King Solomon Restaurant — Igbo / Nigerian, Enugu
King Solomon Restaurant is the standard against which Enugu's other Nigerian kitchens are measured — a family-run dining room of the old school that has been producing the Igbo culinary canon with uncompromising authenticity for two generations.
The menu is a masterclass in Igbo cuisine: ofe onugbu (bitter leaf soup) with assorted meat and stockfish, oha soup with cocoyam and crayfish, ofe akwu (palm nut soup) served with pounded yam or eba. These are dishes that require genuine skill and long cooking — the stockfish must soak overnight, the palm nuts must be boiled and pressed fresh, the bitter leaf must be properly washed.
The palm wine here is the genuine article — tapped from oil palms in the surrounding countryside, collected in the morning, and served the same day when it is still sweet and lightly fermented. By afternoon it has developed a mild alcohol content; by evening it is properly fermented. King Solomon serves it at the correct point for each hour of the day.
The owner's insistence on traditional methods in an era when most Nigerian restaurants use shortcuts is a form of cultural preservation as much as a culinary choice. Eating at King Solomon is a deliberate engagement with Igbo food heritage.

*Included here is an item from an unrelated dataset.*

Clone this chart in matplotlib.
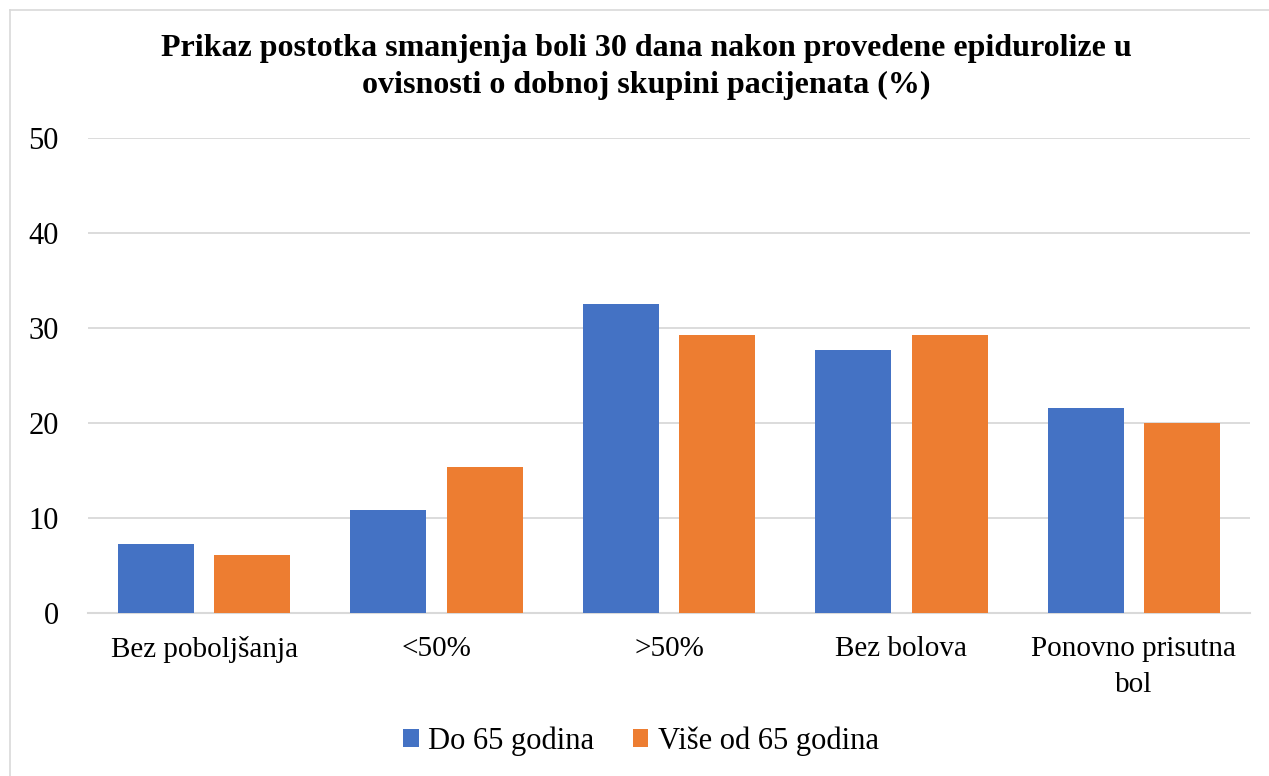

Best Occasion: Great for Birthdays
The celebratory ofe onugbu with goat meat and cow skin, shared pounded yam, and palm wine flowing through the meal — Igbo celebration eating in its most honest form.
Best Occasion: Perfect for Solo Dining
A bowl of oha soup with eba and a glass of fresh palm wine. The most culturally specific solo lunch available in Enugu, and among the most satisfying.